One of the most enduring questions about the 2025 Orioles now has an answer, thanks to new manager Craig Albernaz, the man whose job it is to turn things around.

We know the Orioles underperformed badly at the beginning of the season and things spiraled. We know the injuries, underperformance and roster decisions that led to the season going the way it did.

But this was a team whose talented homegrown core, and the close-knit nature of the group, was meant to gird against such a collapse. There was hardly any evidence of either — the talent or the spirit — as the year wore on. As Albernaz has made his introductory phone calls, he gained a fascinating sense of what his players thought of the team’s slide while also getting a glimpse at the unity and cohesion that was signature to this group in years past.

“They talked through what they need to do to get better and win games,” Albernaz said. “A lot of it has been just attacking the little things each day. That gets lost, especially with young players, but all baseball players. You kind of lose sight of what makes team baseball, a team-functioning aspect of the game. So for us, it’s just getting back to that point. That’s why our spring training is going to be like that, with a high focus on fundamentals and the little things, but as we move through the season, that’s a diverse team in my opinion. Like, we can go toe-to-toe and slug with teams, but we have to do the little things to do those close games as well, and those guys have identified that.”

Albernaz gave that answer in response to a question about expectations, which many in his lineup full of former top prospects have dealt with over the years. Earlier, he was asked about Adley Rutschman’s recent underperformance and flipped it to note that he was so impactful early in his career that he should be credited for the high expectations he’s built.

It felt like the same could be said about so many of Rutschman’s teammates: Gunnar Henderson, Jordan Westburg, Colton Cowser and Jackson Holliday, to name a few. None had the season he’d hoped for in 2025, for one reason or another. All were clearly impacted by what was surely the heftiest disappointment baseball has ever delivered to them, dragged out over six months.

The consequences of that are going to stick with these players. Even if the Orioles’ fortunes improve, the statistical regressions or lack of power production from the 2025 season will impact their own personal fortunes.

MLB’s salary arbitration system means players are paid for their production, and a year of poor performance can shave millions off a player’s earning potential before he reaches free agency. For a team comprised mostly of players who bet on themselves to make their riches in free agency rather than sign contract extensions, as everyone with the Orioles other than Samuel Basallo has, that can make a difference.

These individual struggles began in some cases before the team’s collapse overwhelmed everything, and unbraiding those threads feels pointless. But what seemed obvious as the team was flagging in April and May was that, in addition to injuries and rotation deficiencies, the Orioles were playing sloppy, unsound baseball and didn’t have the foundation to keep their season intact as those headwinds swirled.
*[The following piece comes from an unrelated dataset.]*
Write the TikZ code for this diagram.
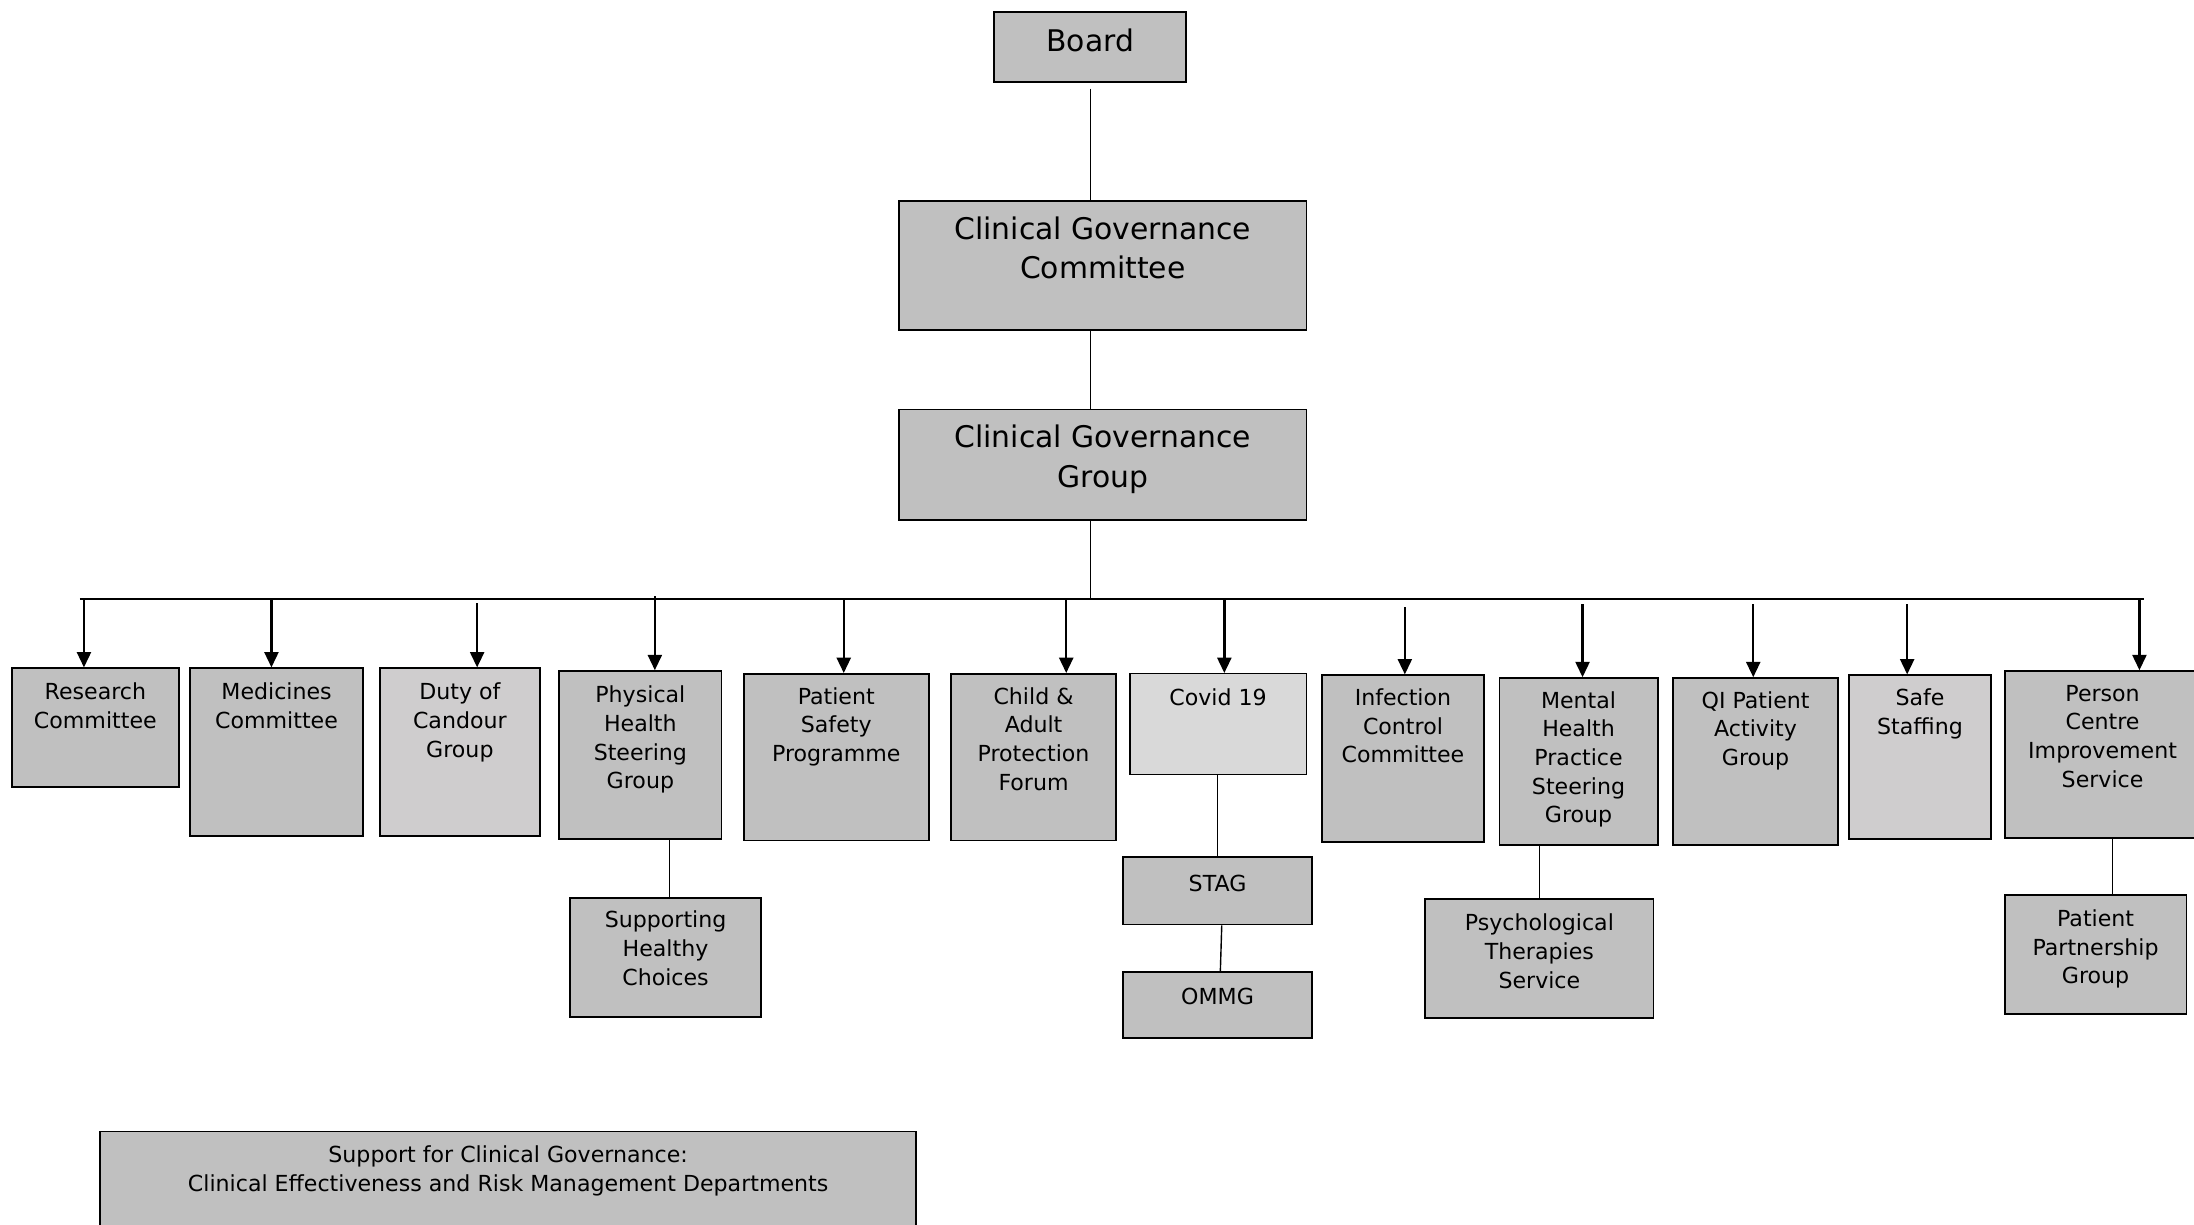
\documentclass[tikz,border=0pt]{standalone}
\usepackage{fontspec}
\setmainfont{DejaVu Sans}
\usetikzlibrary{arrows.meta}
\definecolor{g1}{HTML}{C0C0C0}
\definecolor{g2}{HTML}{CFCDCE}
\definecolor{g3}{HTML}{D9D9D9}
\newcommand\smtxt{\fontsize{15.8}{20.5}\selectfont}
\newcommand\bigtxt{\fontsize{21.3}{28}\selectfont}
% width, height, first-baseline offset, text
\newcommand\bt[4]{\parbox[c][#2pt][t]{#1pt}{\centering\rule{0pt}{#3pt}#4\par}}
\begin{document}
\begin{tikzpicture}[x=1pt,y=-1pt,
  box/.style={draw, line width=1.3pt, fill=g1, inner sep=0pt, anchor=north west, font=\smtxt},
  bigbox/.style={box, font=\bigtxt},
  conn/.style={line width=1pt},
  bar/.style={line width=1.5pt},
  arr/.style={line width=1.7pt, -{Triangle[length=11pt,width=10pt]}}]
\useasboundingbox (0,0) rectangle (1568,875);
\fill[white] (0,0) rectangle (1568,875);

% top chain
\node[bigbox] (board) at (710,8)   {\bt{137}{50}{28.5}{Board}};
\node[bigbox] (cgc)   at (642,143) {\bt{291}{92}{27.5}{Clinical Governance\\Committee}};
\node[bigbox] (cgg)   at (642,292) {\bt{291}{79}{27.5}{Clinical Governance\\Group}};

% second level
\node[box] (rc)   at (8,477)    {\bt{119}{85}{22.5}{Research\\Committee}};
\node[box] (med)  at (135,477)  {\bt{124}{120}{22.5}{Medicines\\Committee}};
\node[box, fill=g2] (duty) at (271,477) {\bt{114}{120}{22.5}{Duty of\\Candour\\Group}};
\node[box] (phys) at (399,479)  {\bt{116}{120}{22.5}{Physical\\Health\\Steering\\Group}};
\node[box] (psp)  at (531,481)  {\bt{132}{119}{21.5}{Patient\\Safety\\Programme}};
\node[box] (cap)  at (679,481)  {\bt{118}{119}{21.5}{Child \&\\Adult\\Protection\\Forum}};
\node[box, fill=g3, line width=1pt] (cov) at (807,481) {\bt{126}{72}{22.5}{Covid 19}};
\node[box] (icc)  at (944,482)  {\bt{116}{119}{21.5}{Infection\\Control\\Committee}};
\node[box] (mh)   at (1071,484) {\bt{113}{119}{21.5}{Mental\\Health\\Practice\\Steering\\Group}};
\node[box] (qi)   at (1195,484) {\bt{118}{119}{21.5}{QI Patient\\Activity\\Group}};
\node[box, fill=g2] (safe) at (1321,482) {\bt{101}{117}{21.5}{Safe\\Staffing}};
\node[box] (pc)   at (1432,479) {\bt{140}{119}{21.5}{Person\\Centre\\Improvement\\Service}};

% third level
\node[box] (shc)  at (407,641)  {\bt{136}{85}{21.5}{Supporting\\Healthy\\Choices}};
\node[box] (stag) at (802,612)  {\bt{135}{48}{24.5}{STAG}};
\node[box] (ommg) at (802,694)  {\bt{135}{47}{23.5}{OMMG}};
\node[box] (pts)  at (1018,642) {\bt{163}{85}{22.5}{Psychological\\Therapies\\Service}};
\node[box] (ppg)  at (1432,639) {\bt{130}{85}{22.5}{Patient\\Partnership\\Group}};

% support box
\node[box] (sup)  at (71,808)   {\bt{583}{90}{22.5}{Support for Clinical Governance:\\Clinical Effectiveness and Risk Management Departments}};

% connectors top chain
\coordinate (barL) at (57,428);
\coordinate (barR) at (1532,428);
\draw[conn] ([yshift=-4pt]board.south) -- (board.south |- cgc.north);
\draw[conn] (board.south |- cgc.south) -- (board.south |- cgg.north);
\draw[conn] (board.south |- cgg.south) -- (board.south |- barL);
\draw[bar] (barL) -- (barR);

% arrows
\foreach \n/\x/\y in {rc/60/428, med/194/428, duty/341/431, phys/468/426, psp/603/428,
  cap/762/428, cov/875/428, icc/1004/434, mh/1131/432, qi/1253/432, safe/1363/432, pc/1529/428}
  {\coordinate (t\n) at (\x,\y);
   \draw[arr] (t\n) -- (t\n |- \n.north);}

% sub connectors
\draw[conn] ([xshift=3pt]shc.north |- phys.south) -- ([xshift=3pt]shc.north);
\draw[conn] (stag.north |- cov.south) -- (stag.north);
\draw[conn] ([xshift=3pt]stag.south) -- ([xshift=2pt]ommg.north);
\draw[conn] (pts.north |- mh.south) -- (pts.north);
\draw[conn] ([xshift=12pt]ppg.north |- pc.south) -- ([xshift=12pt]ppg.north);
\end{tikzpicture}
\end{document}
At a certain point, there was much more the players could do about salvaging their own season — more homers, more counting stats and thus more money down the line — than there was to save the team’s season.

When that was suggested to me as the season wound down by someone close to the team, it felt counter to everything I knew about the players. I thought the opposite was true, and that their deep personal connections with each other were what made dealing with a season like this, where their friends were hurt or struggling to perform or both, kept the team’s stars from being at their best.

That was clearly misguided. The Orioles players feel that the approach they did take, for whatever reason and to whatever extent, was similarly flawed. If nothing else, Albernaz’s calls with them show the collective spirit that once made this team special hasn’t entirely gone away: Either they had a summit of sorts at the end of the season, or they all ended up in the same place about the season that had just ended.

“It was surprising, not the observations, but surprising to me how each player said the same,” Albernaz said. “It wasn’t like a mass call, it’s all these individual calls, and each individual was saying the same thing. It was really cool for me because, one, the self-reflection and self-awareness was off the charts, and no jaded views of the season either for them or the team. But it just speaks to the character of these guys and the culture that’s built here that these guys are all saying the same thing, and it’s nothing personal, about personal aspirations. It’s all about the team.”

That’s as good a place to start as any. I’d argue that for a manager who is leading with his authentic self in hopes of building authentic connections with his new players, organically uncovering the culture that his team is seeking to regain is a sign of good things to come.

More than their swing decisions or strikeout rates or anything else, it feels like restoring the advantage this team had when they were playing loose but crisp baseball and having a blast doing it will help the Orioles finally win in October.

Albernaz seems like the right combination of practical and cultural leadership to make it happen. And wittingly or not, his players gave him the roadmap to help restore it.